# What is this bike?



## jeep44 (May 3, 2009)

Hello
I was at a motorcycle swap meet,and picked this up today. There is no badge on the headstock,so I have no idea what this is. Can anyone here help me?


----------



## ColsonTwinbar (May 3, 2009)

Cleveland Welding built, probably had a Roadmaster headbadge, but they were sold under many different names. Probably made in 38 or 39
-Nolan


----------



## jeep44 (May 4, 2009)

Thank You for your reply.


----------



## RMS37 (May 4, 2009)

Hi, 

The general configuration of the frame of your bike is similar to models built by several independent manufacturers in the mid 1930?s. Cleveland Welding probably produced more frames in this style than anyone else.  

While the shadows in the picture are hiding some of the details, I believe your bike was produced by Huffman and not Cleveland Welding (CWC). There are many differences between the bikes built by these two manufacturers but the thing that stands out in your photo is the abrupt curvature of the two top tubes. The curvature of these tubes on a CWC frame is a little less abrupt and the curve extends further toward the front of the bike.

It looks like the bike received a non-stock replacement fork at some time, besides the color the fork crown does not look like those made by Huffman. 

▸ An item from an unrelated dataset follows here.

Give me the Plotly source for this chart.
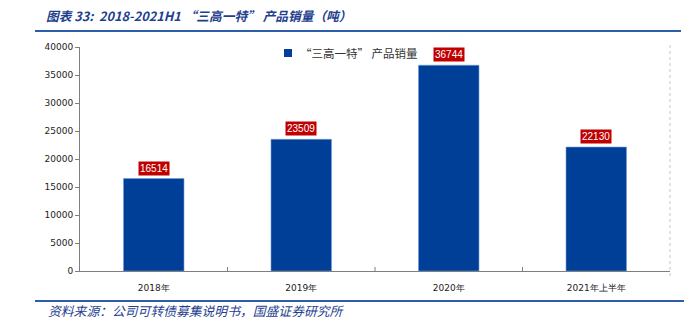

I can?t tell from the photo if the chain ring is ?? or 1? pitch but the pattern is like that of a CWC bike and was also probably a replacement for the original.

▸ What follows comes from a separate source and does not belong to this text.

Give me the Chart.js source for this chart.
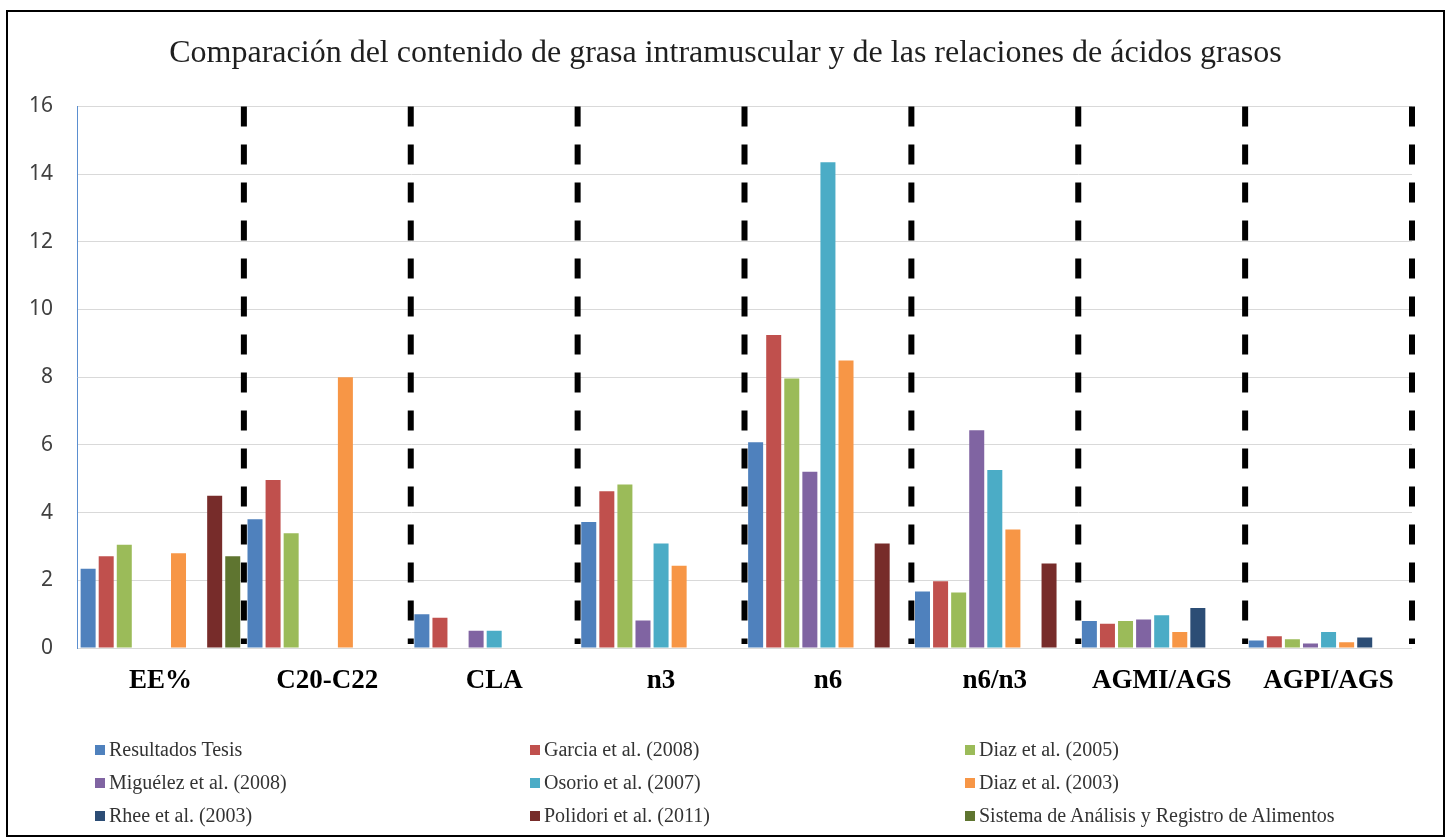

The chain guard is appropriate for a Huffman built bike and the fenders also appear to be Huffman correct. 

Some of the details that would likely pin down Huffman as the manufacturer are a picture of the seat binder and the configuration of the upper rear fender bridge. Another give-a-way would be if there is a hole about the size of a dime in the middle of the head tube, though your bike may be newer than that feature. The serial number also may also prove helpful as both manufacturers have serial numbers that are different and useful for providing the year of manufacture.

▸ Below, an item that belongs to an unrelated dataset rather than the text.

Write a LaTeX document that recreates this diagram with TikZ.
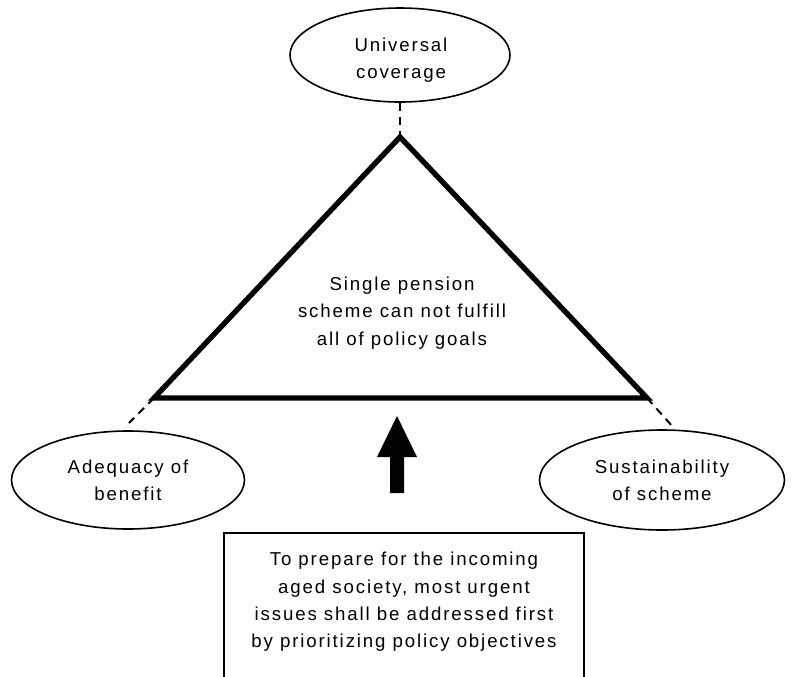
\documentclass[tikz,border=0pt]{standalone}
\usepackage{fontspec}
\setmainfont{Liberation Sans}[LetterSpace=10]
\usetikzlibrary{shapes.geometric}
\begin{document}
\begin{tikzpicture}[x=0.75pt,y=-0.75pt,
  goal/.style={draw,ellipse,line width=1.2pt,inner sep=0pt,align=center,
    font=\fontsize{14}{20.5}\selectfont},
  label/.style={align=center,inner sep=0pt,font=\fontsize{14}{20.5}\selectfont},
  link/.style={dashed,line width=1.5pt,dash pattern=on 6pt off 4.5pt},
  tri/.style={line width=4pt,line join=miter}]
\useasboundingbox (0,0) rectangle (794,676);

% the three policy goals
\node[goal,minimum width=165pt,minimum height=70.5pt] (cov) at (400,55) {};
\node[label] (covt) at (401,60) {Universal\\coverage};
\node[goal,minimum width=174.75pt,minimum height=73.5pt] (ade) at (128,480) {Adequacy of\\benefit};
\node[goal,minimum width=183.75pt,minimum height=75pt] (sus) at (662,480) {Sustainability\\of scheme};

% triangle of goals
\coordinate (apex) at (400,137);
\coordinate (bl) at (154,398);
\coordinate (br) at (647,398);
\draw[tri] (apex) -- (bl) -- (br) -- cycle;
\node[label] (core) at (402,313) {Single pension\\scheme can not fulfill\\all of policy goals};

% dashed links from goals to corners
\coordinate (ladd) at (129,423);
\coordinate (radd) at (673,427);
\draw[link] (cov.south) -- (apex);
\draw[link] (bl) -- (ladd);
\draw[link] (br) -- (radd);

% bottom box, open below
\coordinate (boxtl) at (224,533);
\coordinate (boxtr) at (584,533);
\draw[line width=1pt] (224,680) -- (boxtl) -- (boxtr) -- (584,680);
\node[label] (prio) at (404,602) {To prepare for the incoming\\aged society, most urgent\\issues shall be addressed first\\by prioritizing policy objectives};

% upward arrow
\fill (397,416) -- (417,457) -- (404,457) -- (404,493) -- (390,493) -- (390,457) -- (377,457) -- cycle;
\end{tikzpicture}
\end{document}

As a Huffman built bike it would probably date to 1935-1936.


----------



## jeep44 (May 4, 2009)

Well, I had begun to think it was a Wards Hawthorne,or a Rollfast, but I guess I'm wrong-here's that dime-sized hole in the headstock, plus a few more close-up views:


----------



## RMS37 (May 4, 2009)

The hole in the head tube and the configuration of the seat binder and upper rear stays are proof that your bike was definitely produced by the Huffman Manufacturing Company (later to be known as Huffy). Huffman rose out of the ashes of the old Davis Sewing Machine Company, manufacturers of bicycles from 1895 through 1922. Huffman didn?t re-enter bicycle production until the end of 1934 and offered the frame style you have probably beginning in 1935 and definitely during 1936. You can compare your serial number with the list that 37Fleetwood has built in another thread here at the CABE. 

From the photos it looks like you can determine which color is a remnant of the original paint. As I said earlier the fork and the chain ring are not original to the bike but most of the rest of the bike is likely original.

Huffman (like everyone else) sold their product both as in-house brands such as Dayton and through 2nd tier distributors such as Firestone. It looks like your bike originally had some version of the Huffman style badge which is rectangular with circularly notched corners, determining which badge variant it originally wore may not be possible.

Finding the correct fork and chain ring will take a bit of work as they are not plentiful but they do turn up. That chain guard is also uncommon, Huffman specific, and hard to find so you are lucky it is with the bike. 

You have a nice find either left as is or as a basis for a restoration. All in all, the bike looks to be in nice structural shape with a good barn find patina. Prewar Huffman?s are one of the less common brands and the early bikes were produced in relatively small numbers. No tank was produced for that frame so with a correct chain ring and sprocket you essentially have everything you need to do a restoration.


----------



## 37fleetwood (May 4, 2009)

Sorry I didn't chime in sooner, I usually catch the Huffman threads and missed this one. Phil is absolutely correct about it being a Huffman. I'm going to say it is pretty likely that it is a 1936. in the literature that frame style isn't shown anymore in 1937. there is very little literature for 1935-36 but streamlining was all the rage by 1936.the serial isn't too likely to help pin it any closer than we can place it just by the styling however it will help to fill in the serial list, we haven't found too many early Huffmans for the list. here is a photo of your bike from the late 1936 Firestone catalog. I would love to have this bike it is very cool! take care of it and enjoy it.


----------



## jeep44 (May 4, 2009)

Thank You for all the information. That is indeed the bike. Where would the serial number be?
   You mention the patina-should I really just leave it be? I took it all apart to assess the condition of the bearings,and to give it a general cleanup,but Maybe I should just put new tubes in the tires and just ride it as is-the rear tire is a Goodyear that looks almost new,with no cracking at all. The front is a Wards tire with an interesting tread.
   I'm so glad it did not come with a tank-I was shocked to see how much bicycle tanks are going for on eBay.
  Well, thank you once again. I'll keep poking around in the old threads here to learn what I can.


edit: I found the number 51682 on the underside of the crank housing.


----------